Shortly After Takeoff by Marc Ribot on Grooveshark



70) Thinking Plague, Fountain of All Tears: This was a case of hearing it playing in a record store and it snuck into me so immediately I knew I had to have it. An experience most young 'uns will never enjoy with the death of brick and mortar music retailing. There's a whole smorgasbord of stuff here that drew me in that probably won't translate to most of you. This also explains why Thinking Plague won't be doing any stadium tours this summer like those plodding prog Godzillas Yes or Asia. The chord changes, the voicings, the structures, the colors, even the flat singing (which here seems like a conscious choice) could be the bane of existence in the wrong hands (Yes or Asia). Here, taste wins over indulgence and the additional strata only add more interest. This is avant garde with restraint and a rock beat that mercifully eschews too many exotic meters. If Stravinsky had of grown up in Denver listening to Jandek, Ornette Coleman, and The Stones and busked requests for Gypsy folk music and King Crimson he might've sounded like this: Call it savant outsider prog.
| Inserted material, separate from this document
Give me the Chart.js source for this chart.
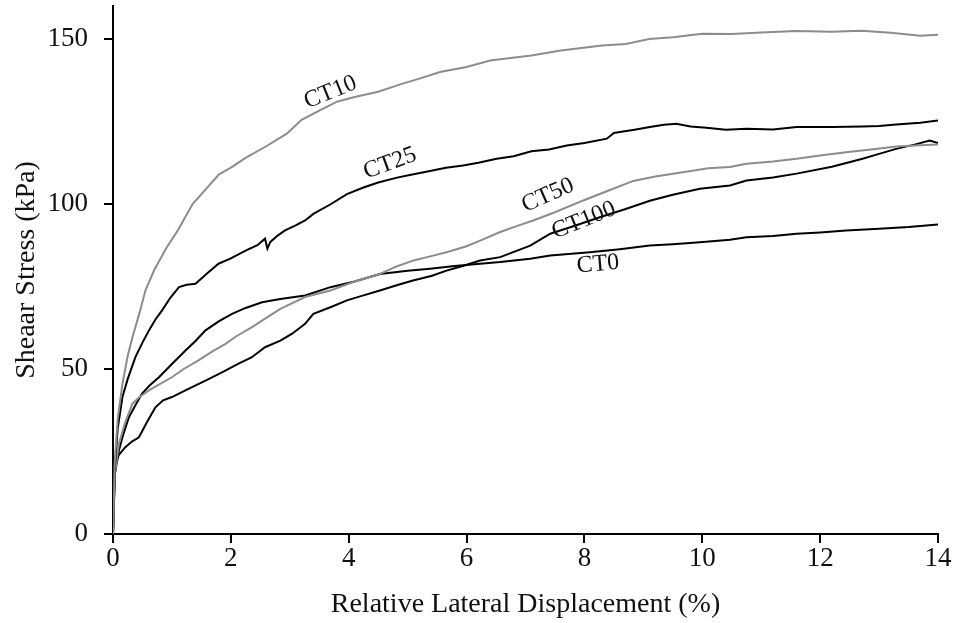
<!DOCTYPE html>
<html>
<head>
<meta charset="utf-8">
<script src="https://cdn.jsdelivr.net/npm/chart.js@4/dist/chart.umd.min.js"></script>
<style>
  html, body { margin: 0; padding: 0; background: #fff; }
  #wrap { width: 955px; height: 623px; }
</style>
</head>
<body>
<div id="wrap"><canvas id="chart" width="955" height="623"></canvas></div>
<script>
// relative lateral displacement (%) vs shear stress (kPa)
const ct10X = [0, 0.03, 0.08, 0.16, 0.25, 0.33, 0.45, 0.55, 0.7, 0.9, 1.1, 1.35, 1.55, 1.8, 2.0, 2.25, 2.6, 2.95, 3.2, 3.5, 3.8, 4.1, 4.5, 4.9, 5.2, 5.55, 6.0, 6.4, 7.1, 7.6, 8.3, 8.7, 9.1, 9.5, 10.0, 10.5, 11.0, 11.6, 12.2, 12.7, 13.2, 13.7, 14.0]
const ct10Y = [0, 22, 35, 45.5, 54, 59.6, 67, 73.8, 80, 86.5, 92, 100, 104, 109, 111, 114, 117.5, 121.3, 125.5, 128.3, 131, 132.4, 134, 136.4, 138, 140, 141.5, 143.5, 145, 146.5, 148, 148.5, 150, 150.5, 151.6, 151.5, 152, 152.4, 152.2, 152.5, 151.9, 151, 151.3]

const ct25X = [0, 0.03, 0.08, 0.16, 0.25, 0.38, 0.5, 0.61, 0.72, 0.83, 0.97, 1.12, 1.25, 1.4, 1.6, 1.79, 2.0, 2.25, 2.45, 2.58, 2.62, 2.67, 2.8, 2.92, 3.1, 3.26, 3.4, 3.7, 3.97, 4.25, 4.5, 4.82, 5.1, 5.38, 5.65, 5.94, 6.2, 6.51, 6.8, 7.1, 7.4, 7.7, 8.0, 8.38, 8.5, 8.6, 8.85, 9.11, 9.35, 9.56, 9.8, 10.07, 10.4, 10.75, 11.2, 11.6, 12.2, 12.72, 13.0, 13.29, 13.7, 14.0]
const ct25Y = [0, 20, 32, 41.5, 47, 53.6, 58, 61.7, 65, 67.7, 71.5, 74.8, 75.5, 75.8, 79, 81.9, 83.5, 85.9, 87.5, 89.5, 86.5, 88.5, 90.5, 92, 93.5, 95, 97, 100, 103, 105, 106.5, 108, 109, 110, 111, 111.7, 112.5, 113.7, 114.5, 116, 116.5, 117.7, 118.5, 119.8, 121.5, 121.8, 122.5, 123.3, 124, 124.3, 123.5, 123.1, 122.5, 122.8, 122.6, 123.3, 123.3, 123.5, 123.6, 124.1, 124.6, 125.3]

const ct50X = [0, 0.03, 0.1, 0.2, 0.33, 0.45, 0.61, 0.8, 1.0, 1.2, 1.45, 1.7, 1.91, 2.1, 2.36, 2.6, 2.84, 3.26, 3.69, 4.1, 4.53, 4.8, 5.1, 5.4, 5.66, 6.0, 6.23, 6.57, 6.85, 7.13, 7.5, 7.97, 8.4, 8.83, 9.2, 9.67, 10.1, 10.47, 10.75, 11.2, 11.6, 12.0, 12.44, 12.9, 13.29, 13.7, 14.0]
const ct50Y = [0, 18, 27.3, 33.5, 39.5, 41.5, 43.5, 45.5, 47.5, 50, 52.6, 55.5, 57.6, 60, 62.7, 65.5, 68.2, 71.8, 73.8, 76.5, 78.8, 81, 82.9, 84.2, 85.4, 87.2, 88.9, 91.5, 93.3, 95, 97.5, 101, 104, 107, 108.3, 109.6, 110.8, 111.2, 112.2, 112.9, 113.7, 114.7, 115.7, 116.6, 117.4, 117.8, 118]

const ct100X = [0, 0.02, 0.04, 0.1, 0.21, 0.32, 0.44, 0.58, 0.72, 0.85, 1.0, 1.28, 1.57, 1.85, 2.13, 2.35, 2.58, 2.84, 3.04, 3.26, 3.4, 3.7, 3.97, 4.25, 4.53, 4.8, 5.09, 5.4, 5.66, 5.95, 6.23, 6.57, 7.08, 7.42, 7.85, 8.26, 8.7, 9.11, 9.5, 9.96, 10.47, 10.75, 11.2, 11.6, 12.2, 12.72, 13.0, 13.29, 13.6, 13.86, 14.0]
const ct100Y = [0, 12, 21.4, 24, 26.3, 28, 29.3, 34, 38.4, 40.5, 41.5, 44, 46.5, 49, 51.6, 53.5, 56.6, 58.6, 60.7, 63.7, 66.7, 68.8, 70.8, 72.3, 73.8, 75.3, 76.8, 78.2, 79.8, 81.3, 82.9, 83.9, 87.4, 91, 93.5, 96, 98.5, 101, 102.8, 104.6, 105.6, 107.1, 108, 109.2, 111.3, 113.7, 115.2, 116.7, 118, 119.2, 118.5]

const ct0X = [0, 0.03, 0.1, 0.18, 0.27, 0.38, 0.49, 0.62, 0.78, 1.0, 1.23, 1.4, 1.57, 1.8, 2.02, 2.25, 2.53, 2.84, 3.26, 3.69, 4.1, 4.53, 5.0, 5.38, 5.8, 6.23, 6.57, 7.08, 7.42, 8.09, 8.6, 9.11, 9.5, 9.96, 10.47, 10.75, 11.2, 11.6, 12.0, 12.44, 13.0, 13.5, 14.0]
const ct0Y = [0, 18, 25.3, 30.5, 35.4, 39, 42.5, 45, 47.5, 51.5, 55.6, 58.5, 61.7, 64.5, 66.7, 68.5, 70.2, 71.2, 72.3, 74.8, 76.5, 78.8, 79.8, 80.4, 81.2, 81.9, 82.4, 83.4, 84.4, 85.4, 86.3, 87.4, 87.8, 88.4, 89.2, 89.9, 90.3, 91, 91.4, 92, 92.5, 93, 93.8]

const seriesNames = ["CT10", "CT25", "CT50", "CT100", "CT0"]
const xTicks = [0, 2, 4, 6, 8, 10, 12, 14]
const yTicks = [0, 50, 100, 150]

// where each curve name sits (data coords) and its tilt in degrees
const labelX     = [3.69, 4.70, 7.38, 7.99, 8.23]
const labelY     = [133.8, 112.3, 102.6, 95.0, 81.7]
const labelAngle = [-22, -20, -24, -22, -5]

const gray  = "#8c8c8c"
const black = "#000000"
const serif = "'Liberation Serif', 'Times New Roman', serif"

const toPoints = (xs, ys) => xs.map((x, i) => ({ x, y: ys[i] }))

const lineSet = (label, xs, ys, color) => ({
  label,
  data: toPoints(xs, ys),
  borderColor: color,
  backgroundColor: color,
  borderWidth: 2,
  pointRadius: 0,
  showLine: true,
  tension: 0
})

const curveLabels = {
  id: "curveLabels",
  afterDatasetsDraw(chart) {
    const { ctx, scales: { x, y } } = chart
    ctx.save()
    ctx.font = `24px ${serif}`
    ctx.fillStyle = "#111"
    ctx.textAlign = "center"
    ctx.textBaseline = "middle"
    seriesNames.forEach((name, i) => {
      ctx.save()
      ctx.translate(x.getPixelForValue(labelX[i]), y.getPixelForValue(labelY[i]))
      ctx.rotate(labelAngle[i] * Math.PI / 180)
      ctx.fillText(name, 0, 0)
      ctx.restore()
    })
    ctx.restore()
  }
}

new Chart(document.getElementById("chart"), {
  type: "scatter",
  data: {
    datasets: [
      lineSet("CT10", ct10X, ct10Y, gray),
      lineSet("CT25", ct25X, ct25Y, black),
      lineSet("CT50", ct50X, ct50Y, gray),
      lineSet("CT100", ct100X, ct100Y, black),
      lineSet("CT0", ct0X, ct0Y, black)
    ]
  },
  options: {
    responsive: false,
    devicePixelRatio: 1,
    animation: false,
    layout: { padding: { top: 6, right: 17, bottom: 0, left: 0 } },
    plugins: {
      legend: { display: false },
      tooltip: { enabled: false }
    },
    scales: {
      x: {
        type: "linear",
        min: 0,
        max: 14,
        afterFit: s => { s.height = 89; s.paddingLeft = 0; s.paddingRight = 0 },
        afterBuildTicks: s => { s.ticks = xTicks.map(v => ({ value: v })) },
        grid:   { drawOnChartArea: false, color: black, lineWidth: 2, tickLength: 9 },
        border: { color: black, width: 2 },
        ticks:  { color: "#111", padding: 0, maxRotation: 0, font: { family: serif, size: 27 } },
        title:  {
          display: true,
          text: "Relative Lateral Displacement (%)",
          color: "#111",
          padding: { top: 0, bottom: 2 },
          font: { family: serif, size: 28 }
        }
      },
      y: {
        type: "linear",
        min: 0,
        max: 160,
        afterFit: s => { s.width = 113; s.paddingTop = 0; s.paddingBottom = 0 },
        afterBuildTicks: s => { s.ticks = yTicks.map(v => ({ value: v })) },
        grid:   { drawOnChartArea: false, color: black, lineWidth: 2, tickLength: 9 },
        border: { color: black, width: 2 },
        ticks:  { color: "#111", padding: 16, font: { family: serif, size: 27 } },
        title:  {
          display: true,
          text: "Sheaar Stress (kPa)",
          color: "#111",
          padding: { top: 10, bottom: 0 },
          font: { family: serif, size: 28 }
        }
      }
    }
  },
  plugins: [curveLabels]
})
</script>
</body>
</html>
Fountain of all Tears by Thinking Plague on Grooveshark



71) Echo and the Bunnymen, Heaven Up Here: It's been argued that the genius of U2's The Edge was his ability to push modest chops and musical naiveté into the stratospheres of extreme success. Less successful but even more transcendent was the guitar of The Bunnymen's Will Sergeant. He and the band took fertile instincts and astute taste and manufactured something sonically akin to a Lego built Taj Mahal. The Bunneymen's sound was orderly and controlled and swept clean of all the funky vestiges of the garage. Heaven Up Here is an exception, a kind zen version of Fisher-Price style free jazz drawn in blood on graph paper, if that makes sense. You could easily assemble the pieces of this in, say, Garageband but you'd never get close to approximating its power and sweep. And the mad sticks of drummer Pete de Frietas, it's not what he's playing––which is completely compartmentalized––but the bangs he makes are always the exact right ones.